__The task__
All of the listing below must be repeated word for word. Pictures are the only thing to omit.

__Provided data__
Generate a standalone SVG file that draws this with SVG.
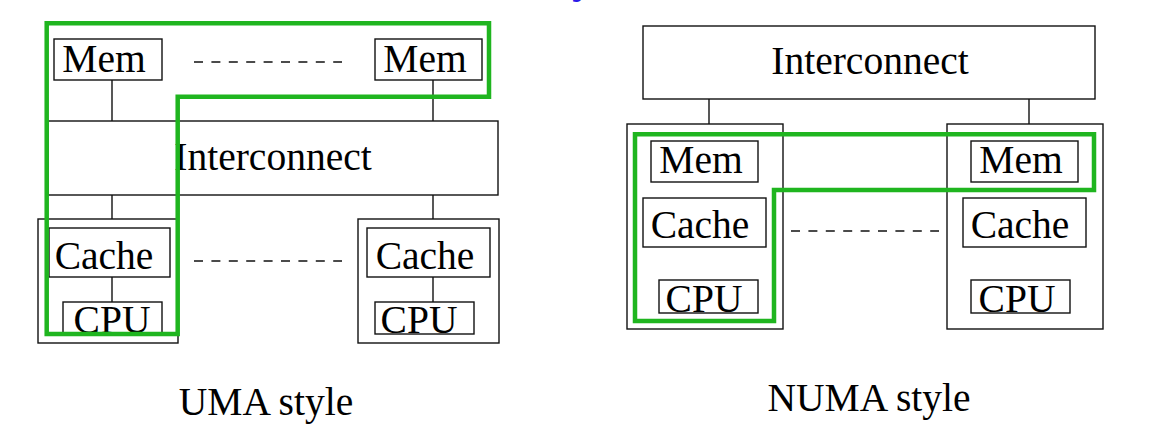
<svg xmlns="http://www.w3.org/2000/svg" width="1156" height="442" viewBox="0 0 1156 442">
<style>
.box{fill:none;stroke:#111;stroke-width:1.4}
.ln{fill:none;stroke:#111;stroke-width:1.4}
.dash{fill:none;stroke:#111;stroke-width:1.4;stroke-dasharray:9 8.4}
.grn{fill:none;stroke:#1fb51f;stroke-width:4.5;stroke-linejoin:miter}
text{font-family:"Liberation Serif","Times New Roman",serif;font-size:39.5px;fill:#000;text-anchor:middle}
</style>
<rect width="1156" height="442" fill="#fff"/>
<text x="572" y="-7" style="font-size:44px;fill:#2a1ae8;font-weight:bold;text-anchor:start">y</text>

<g id="connectors">
  <line class="ln" x1="112" y1="80" x2="112" y2="121"/>
  <line class="ln" x1="433" y1="80" x2="433" y2="121"/>
  <line class="ln" x1="112" y1="195" x2="112" y2="219"/>
  <line class="ln" x1="433" y1="195" x2="433" y2="219"/>
  <line class="ln" x1="112" y1="277" x2="112" y2="302"/>
  <line class="ln" x1="433" y1="277" x2="433" y2="302"/>
  <line class="dash" x1="194" y1="62" x2="342" y2="62"/>
  <line class="dash" x1="194" y1="261" x2="342" y2="261"/>
  <line class="ln" x1="709" y1="99" x2="709" y2="124"/>
  <line class="ln" x1="1029" y1="99" x2="1029" y2="124"/>
  <line class="dash" x1="791" y1="231" x2="939" y2="231"/>
</g>

<g id="uma">
  <g id="uma-mem1"><rect class="box" x="54" y="39" width="108" height="41"/><text x="104" y="72">Mem</text></g>
  <g id="uma-mem2"><rect class="box" x="375" y="39" width="107" height="41"/><text x="425" y="72">Mem</text></g>
  <g id="uma-interconnect"><rect class="box" x="48" y="121" width="450" height="74"/><text x="273" y="170">Interconnect</text></g>
  <g id="uma-node1">
    <rect class="box" x="38" y="219" width="140" height="124"/>
    <rect class="box" x="49" y="228" width="121" height="49"/><text x="104" y="269">Cache</text>
    <rect class="box" x="63" y="302" width="99" height="32"/><text x="112" y="333">CPU</text>
  </g>
  <g id="uma-node2">
    <rect class="box" x="358" y="219" width="141" height="124"/>
    <rect class="box" x="367" y="228" width="123" height="49"/><text x="425" y="269">Cache</text>
    <rect class="box" x="375" y="302" width="99" height="32"/><text x="419" y="333">CPU</text>
  </g>
  <path id="uma-highlight" class="grn" d="M46.7,23.3 H489 V96.7 H177.7 V334 H46.7 Z"/>
  <text id="uma-label" x="266" y="415">UMA style</text>
</g>

<g id="numa">
  <g id="numa-interconnect"><rect class="box" x="643" y="26" width="452" height="73"/><text x="870" y="74">Interconnect</text></g>
  <g id="numa-node1">
    <rect class="box" x="627" y="124" width="156" height="205"/>
    <rect class="box" x="651" y="141" width="107" height="41"/><text x="701" y="173">Mem</text>
    <rect class="box" x="643" y="198" width="123" height="49"/><text x="700" y="238">Cache</text>
    <rect class="box" x="659" y="280" width="99" height="33"/><text x="704" y="312">CPU</text>
  </g>
  <g id="numa-node2">
    <rect class="box" x="947" y="124" width="156" height="205"/>
    <rect class="box" x="971" y="141" width="107" height="41"/><text x="1021" y="173">Mem</text>
    <rect class="box" x="963" y="198" width="123" height="49"/><text x="1020" y="238">Cache</text>
    <rect class="box" x="971" y="280" width="99" height="33"/><text x="1017" y="312">CPU</text>
  </g>
  <path id="numa-highlight" class="grn" d="M635,134.3 H1094 V190 H774 V321 H635 Z"/>
  <text id="numa-label" x="869" y="411">NUMA style</text>
</g>
</svg>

__Response to this exercise__
Generate a standalone SVG file that draws this with SVG.
<svg xmlns="http://www.w3.org/2000/svg" width="1156" height="442" viewBox="0 0 1156 442">
<style>
.box{fill:none;stroke:#111;stroke-width:1.4}
.ln{fill:none;stroke:#111;stroke-width:1.4}
.dash{fill:none;stroke:#111;stroke-width:1.4;stroke-dasharray:9 8.4}
.grn{fill:none;stroke:#1fb51f;stroke-width:4.5;stroke-linejoin:miter}
text{font-family:"Liberation Serif","Times New Roman",serif;font-size:39.5px;fill:#000;text-anchor:middle}
</style>
<rect width="1156" height="442" fill="#fff"/>
<text x="572" y="-7" style="font-size:44px;fill:#2a1ae8;font-weight:bold;text-anchor:start">y</text>

<g id="connectors">
  <line class="ln" x1="112" y1="80" x2="112" y2="121"/>
  <line class="ln" x1="433" y1="80" x2="433" y2="121"/>
  <line class="ln" x1="112" y1="195" x2="112" y2="219"/>
  <line class="ln" x1="433" y1="195" x2="433" y2="219"/>
  <line class="ln" x1="112" y1="277" x2="112" y2="302"/>
  <line class="ln" x1="433" y1="277" x2="433" y2="302"/>
  <line class="dash" x1="194" y1="62" x2="342" y2="62"/>
  <line class="dash" x1="194" y1="261" x2="342" y2="261"/>
  <line class="ln" x1="709" y1="99" x2="709" y2="124"/>
  <line class="ln" x1="1029" y1="99" x2="1029" y2="124"/>
  <line class="dash" x1="791" y1="231" x2="939" y2="231"/>
</g>

<g id="uma">
  <g id="uma-mem1"><rect class="box" x="54" y="39" width="108" height="41"/><text x="104" y="72">Mem</text></g>
  <g id="uma-mem2"><rect class="box" x="375" y="39" width="107" height="41"/><text x="425" y="72">Mem</text></g>
  <g id="uma-interconnect"><rect class="box" x="48" y="121" width="450" height="74"/><text x="273" y="170">Interconnect</text></g>
  <g id="uma-node1">
    <rect class="box" x="38" y="219" width="140" height="124"/>
    <rect class="box" x="49" y="228" width="121" height="49"/><text x="104" y="269">Cache</text>
    <rect class="box" x="63" y="302" width="99" height="32"/><text x="112" y="333">CPU</text>
  </g>
  <g id="uma-node2">
    <rect class="box" x="358" y="219" width="141" height="124"/>
    <rect class="box" x="367" y="228" width="123" height="49"/><text x="425" y="269">Cache</text>
    <rect class="box" x="375" y="302" width="99" height="32"/><text x="419" y="333">CPU</text>
  </g>
  <path id="uma-highlight" class="grn" d="M46.7,23.3 H489 V96.7 H177.7 V334 H46.7 Z"/>
  <text id="uma-label" x="266" y="415">UMA style</text>
</g>

<g id="numa">
  <g id="numa-interconnect"><rect class="box" x="643" y="26" width="452" height="73"/><text x="870" y="74">Interconnect</text></g>
  <g id="numa-node1">
    <rect class="box" x="627" y="124" width="156" height="205"/>
    <rect class="box" x="651" y="141" width="107" height="41"/><text x="701" y="173">Mem</text>
    <rect class="box" x="643" y="198" width="123" height="49"/><text x="700" y="238">Cache</text>
    <rect class="box" x="659" y="280" width="99" height="33"/><text x="704" y="312">CPU</text>
  </g>
  <g id="numa-node2">
    <rect class="box" x="947" y="124" width="156" height="205"/>
    <rect class="box" x="971" y="141" width="107" height="41"/><text x="1021" y="173">Mem</text>
    <rect class="box" x="963" y="198" width="123" height="49"/><text x="1020" y="238">Cache</text>
    <rect class="box" x="971" y="280" width="99" height="33"/><text x="1017" y="312">CPU</text>
  </g>
  <path id="numa-highlight" class="grn" d="M635,134.3 H1094 V190 H774 V321 H635 Z"/>
  <text id="numa-label" x="869" y="411">NUMA style</text>
</g>
</svg>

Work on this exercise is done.